The Heat Exchanger And Raw Water Side
The raw water pump impeller is the engine's most common point of failure. Replace it every 500 hours or at the start of each cruising season, whichever comes first. Keep two spares on board with the correct cover gasket. While you are in there, remove the heat exchanger end caps, inspect the tube stack for blockage by impeller bits or mineral scale, and flush with a weak acid solution if the boat is over five years old and has never been serviced.

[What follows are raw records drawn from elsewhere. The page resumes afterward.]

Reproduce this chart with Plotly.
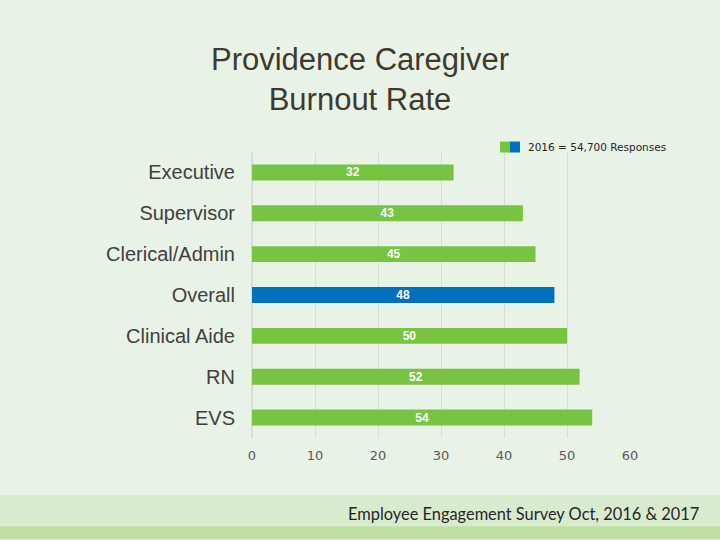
import plotly.graph_objects as go

categorias = ["Executive", "Supervisor", "Clerical/Admin", "Overall", "Clinical Aide", "RN", "EVS"]
valores = [32, 43, 45, 48, 50, 52, 54]
cores = ["#76C442", "#76C442", "#76C442", "#0070C0", "#76C442", "#76C442", "#76C442"]
ticks_x = [0, 10, 20, 30, 40, 50, 60]

# area do grafico em pixels: x 252..630, y 151.5..438.5
ML, MR, MT, MB = 252, 90, 151.5, 101.5
PW, PH = 720 - ML - MR, 540 - MT - MB


def px(x):
    return (x - ML) / PW


def py(y):
    return (540 - y - MB) / PH


fig = go.Figure()

fig.add_trace(
    go.Bar(
        y=categorias,
        x=valores,
        orientation="h",
        marker=dict(color=cores, line=dict(width=0)),
        width=0.39,
        text=valores,
        texttemplate="<b>%{x}</b>",
        textposition="inside",
        textangle=0,
        insidetextanchor="middle",
        constraintext="none",
        textfont=dict(family="Arial", size=12, color="white"),
        showlegend=False,
        hoverinfo="skip",
    )
)

# faixas do rodape
fig.add_shape(type="rect", xref="paper", yref="paper", x0=-1, x1=2,
              y0=py(540), y1=py(496),
              fillcolor="#D9EBCF", line=dict(width=0), layer="below")
fig.add_shape(type="rect", xref="paper", yref="paper", x0=-1, x1=2,
              y0=py(540), y1=py(527),
              fillcolor="#BFDFA6", line=dict(width=0), layer="below")

# legenda
fig.add_shape(type="rect", xref="paper", yref="paper",
              x0=px(500), x1=px(510), y0=py(152), y1=py(141),
              fillcolor="#76C442", line=dict(width=0))
fig.add_shape(type="rect", xref="paper", yref="paper",
              x0=px(510), x1=px(520), y0=py(152), y1=py(141),
              fillcolor="#0070C0", line=dict(width=0))
fig.add_annotation(text="2016 = 54,700 Responses", xref="paper", yref="paper",
                   x=px(526), y=py(146.5),
                   xanchor="left", yanchor="middle", showarrow=False,
                   font=dict(family="DejaVu Sans", size=10.5, color="#262626"))

fig.add_annotation(text="Employee Engagement Survey Oct, 2016 & 2017", xref="paper", yref="paper",
                   x=px(701), y=py(514),
                   xanchor="right", yanchor="middle", showarrow=False,
                   font=dict(family="Lato", size=16.4, color="#262626"))

fig.update_layout(
    width=720,
    height=540,
    margin=dict(l=ML, r=MR, t=MT, b=MB),
    paper_bgcolor="#E9F2E6",
    plot_bgcolor="#E9F2E6",
    title=dict(
        text="Providence Caregiver<br>Burnout Rate",
        x=0.5,
        xanchor="center",
        y=1 - 70 / 540,
        yanchor="middle",
        font=dict(family="Arial", size=31, color="#3F3A2E"),
    ),
)

fig.update_xaxes(
    range=[0, 60],
    tickvals=ticks_x,
    showgrid=True,
    gridcolor="#D9DCD6",
    gridwidth=1,
    zeroline=True,
    zerolinecolor="#D9DCD6",
    showline=False,
    tickfont=dict(family="DejaVu Sans", size=13, color="#595959"),
    ticklabelstandoff=8,
    fixedrange=True,
)

fig.update_yaxes(
    categoryorder="array",
    categoryarray=categorias,
    autorange="reversed",
    showgrid=False,
    tickfont=dict(family="Arial", size=20, color="#404040"),
    ticklabelstandoff=16,
    fixedrange=True,
)

fig.write_html("out.html", config={"displayModeBar": False},
               post_script="document.body.style.margin='0';")
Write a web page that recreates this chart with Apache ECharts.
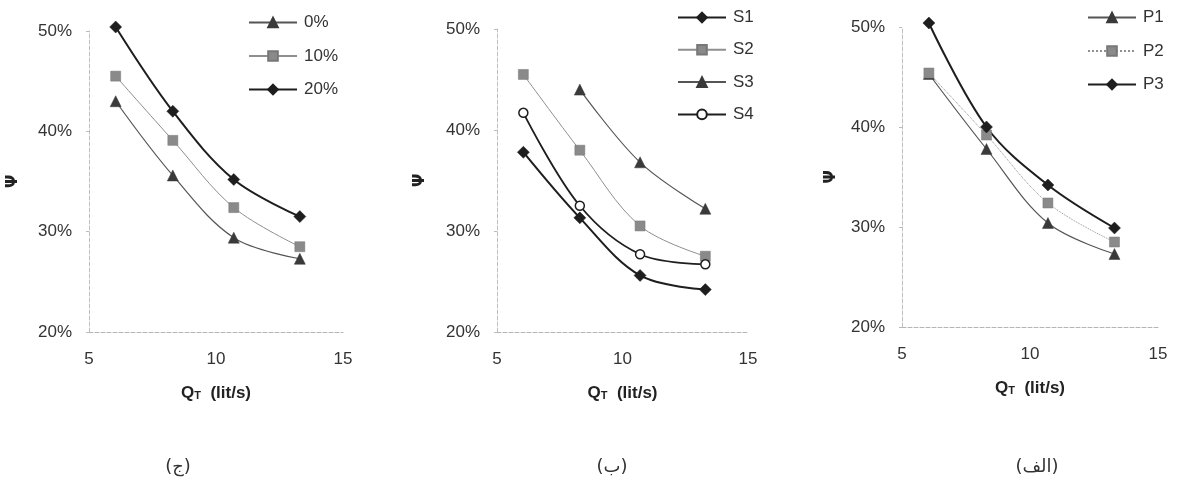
<!DOCTYPE html>
<html><head><meta charset="utf-8">
<script src="https://cdn.jsdelivr.net/npm/echarts@6/dist/echarts.min.js"></script>
<style>html,body{margin:0;padding:0;background:#fff}#c{width:1177px;height:489px}</style>
</head><body><div id="c"></div>
<script>
var xQ = [6.05, 8.3, 10.7, 13.3];
var xTicks = [5, 10, 15];
var yTicks = [20, 30, 40, 50];
// chart (ج)
var jNames = ['0%', '10%', '20%'];
var j0 = [43.0, 35.6, 29.4, 27.3];
var j10 = [45.5, 39.1, 32.4, 28.5];
var j20 = [50.4, 42.0, 35.2, 31.5];
// chart (ب)
var bNames = ['S1', 'S2', 'S3', 'S4'];
var bS1 = [37.8, 31.3, 25.6, 24.2];
var bS2 = [45.5, 38.0, 30.5, 27.5];
var bS3 = [null, 44.0, 36.8, 32.2];
var bS4 = [41.7, 32.5, 27.7, 26.7];
// chart (الف)
var aNames = ['P1', 'P2', 'P3'];
var aP1 = [45.3, 37.8, 30.4, 27.3];
var aP2 = [45.4, 39.2, 32.4, 28.5];
var aP3 = [50.4, 40.0, 34.2, 29.9];
var panelLabels = ['(ج)', '(ب)', '(الف)'];

function pairs(v){ var r=[]; for(var i=0;i<xQ.length;i++){ if(v[i]!=null) r.push([xQ[i], v[i]]); } return r; }

var FONT = '"Liberation Sans", Arial, sans-serif';
var grids = [
  {left: 89, top: 31, width: 254, height: 301},
  {left: 497, top: 29, width: 251, height: 303},
  {left: 902, top: 27, width: 256, height: 300}
];
var yGaps = [68, 69, 63];

var styles = {
  tri:  {symbol:'triangle', size:11, color:'#3a3a3a', line:'#555', width:1.2, border:'#3a3a3a', bw:0.5},
  sq:   {symbol:'rect', size:10, color:'#8a8a8a', line:'#8f8f8f', width:1, border:'#777', bw:0.5},
  dia:  {symbol:'diamond', size:12, color:'#1e1e1e', line:'#1e1e1e', width:2, border:'#1e1e1e', bw:0.5},
  circ: {symbol:'circle', size:9, color:'#fff', line:'#1e1e1e', width:1.8, border:'#1e1e1e', bw:1.5}
};

function mk(name, data, st, gi, lineType){
  return {
    name: name, type:'line', xAxisIndex: gi, yAxisIndex: gi,
    data: pairs(data), smooth: 0.35, clip: false, connectNulls: false,
    symbol: st.symbol, symbolSize: st.size, showSymbol: true,
    itemStyle: {color: st.color, borderColor: st.border, borderWidth: st.bw},
    lineStyle: {color: st.line, width: st.width, type: lineType || 'solid'},
    emphasis: {disabled: true}, animation: false, z: 3
  };
}

var xAxes = [], yAxes = [];
for (var g=0; g<3; g++){
  xAxes.push({
    type:'value', gridIndex:g, min:xTicks[0], max:xTicks[2], interval:5,
    axisLine:{show:true, lineStyle:{color:'#b5b5b5', type:'dashed', width:1}},
    axisTick:{show:false}, splitLine:{show:false},
    axisLabel:{color:'#333', fontSize:17, fontFamily:FONT, margin:19},
    name:'{q|Q}{t|T}  (lit/s)', nameLocation:'middle', nameGap:53,
    nameTextStyle:{color:'#222', fontSize:17, fontWeight:'bold', fontFamily:FONT,
      rich:{q:{fontSize:17, fontWeight:'bold', fontFamily:FONT, color:'#222'},
            t:{fontSize:11, fontWeight:'bold', fontFamily:FONT, color:'#222', padding:[4,0,0,0]}}}
  });
  yAxes.push({
    type:'value', gridIndex:g, min:yTicks[0], max:yTicks[3], interval:10,
    axisLine:{show:true, lineStyle:{color:'#c0c0c0', type:'dashed', width:1}},
    axisTick:{show:true, length:3, lineStyle:{color:'#bbb'}}, splitLine:{show:false},
    axisLabel:{color:'#333', fontSize:17, fontFamily:FONT, margin:17, formatter:'{value}%'},
    name:'Ψ', nameLocation:'middle', nameGap:yGaps[g], nameRotate:90,
    nameTextStyle:{color:'#222', fontSize:16, fontWeight:'bold', fontFamily:'"DejaVu Sans", sans-serif'}
  });
}

var series = [
  mk(jNames[0], j0, styles.tri, 0, 'solid'),
  mk(jNames[1], j10, styles.sq, 0, 'solid'),
  mk(jNames[2], j20, styles.dia, 0, 'solid'),
  mk(bNames[0], bS1, styles.dia, 1, 'solid'),
  mk(bNames[1], bS2, styles.sq, 1, 'solid'),
  mk(bNames[2], bS3, styles.tri, 1, 'solid'),
  mk(bNames[3], bS4, styles.circ, 1, 'solid'),
  mk(aNames[0], aP1, styles.tri, 2, 'solid'),
  mk(aNames[1], aP2, styles.sq, 2, 'dotted'),
  mk(aNames[2], aP3, styles.dia, 2, 'solid')
];

function legend(names, left, top, gap){
  return {data:names, orient:'vertical', left:left, top:top, itemWidth:48, itemHeight:12, itemGap:gap,
    textStyle:{color:'#333', fontSize:17, fontFamily:FONT, padding:[0,0,0,2]}, selectedMode:false};
}

var graphics = [];
var labelX = [178, 612, 1037];
for (var k=0;k<3;k++){
  graphics.push({type:'text', x: labelX[k], y: 467, style:{text: panelLabels[k], font:'18px "DejaVu Sans", sans-serif', fill:'#333', textAlign:'center', textVerticalAlign:'middle'}});
}

var chart = echarts.init(document.getElementById('c'), null, {renderer:'canvas'});
chart.setOption({
  backgroundColor:'#fff', animation:false,
  grid: grids, xAxis: xAxes, yAxis: yAxes, series: series,
  legend: [legend(jNames, 243, 9, 16.5), legend(bNames, 672, 4, 15.3), legend(aNames, 1082, 4, 16.5)],
  graphic: graphics
});
</script></body></html>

Check your raw water intake strainer and make sure the handle, nut, and lid seal are in good order. A partially blocked strainer will cause slow overheating in light airs motoring — the kind of subtle problem that only shows up on long passages.
Belts, Hoses, And Mounts
Inspect every belt for cracking and the correct tension. Carry at least one complete set of spares in a labeled bag with the tools needed to change them. Check every hose clamp for corrosion and double-clamp any below-waterline raw water connections. Pull on your engine mounts one by one — if any give you noticeable movement, they are past their service life and need replacement before a long passage.
The Electrical Side
Clean the battery terminals, check electrolyte levels if your house bank is flooded, and load-test the starter battery. Inspect the alternator belt tension, clean corrosion from the voltage regulator connections, and confirm that the engine-panel gauges are reading correctly. A failed oil pressure sender that shows zero on a rough night can send you diving into a locker for no reason at all.
The Honest Underway Check
Once you are offshore, build a habit of a twice-daily engine check: raw water discharge volume, exhaust color, oil level, transmission oil level, and a physical look at any visible hose or belt. Five minutes with a flashlight can catch most developing failures days before they become urgent.
Spares Kit
Carry impellers, belts, oil and fuel filters, a liter of coolant, and a full set of gasket material. For longer voyages, add an injector nozzle, a water pump rebuild kit, and a spare starter motor. The tools to install them all live in a single labeled Pelican case by the companionway. Do the work at the dock, and the engine will be there for you at sea.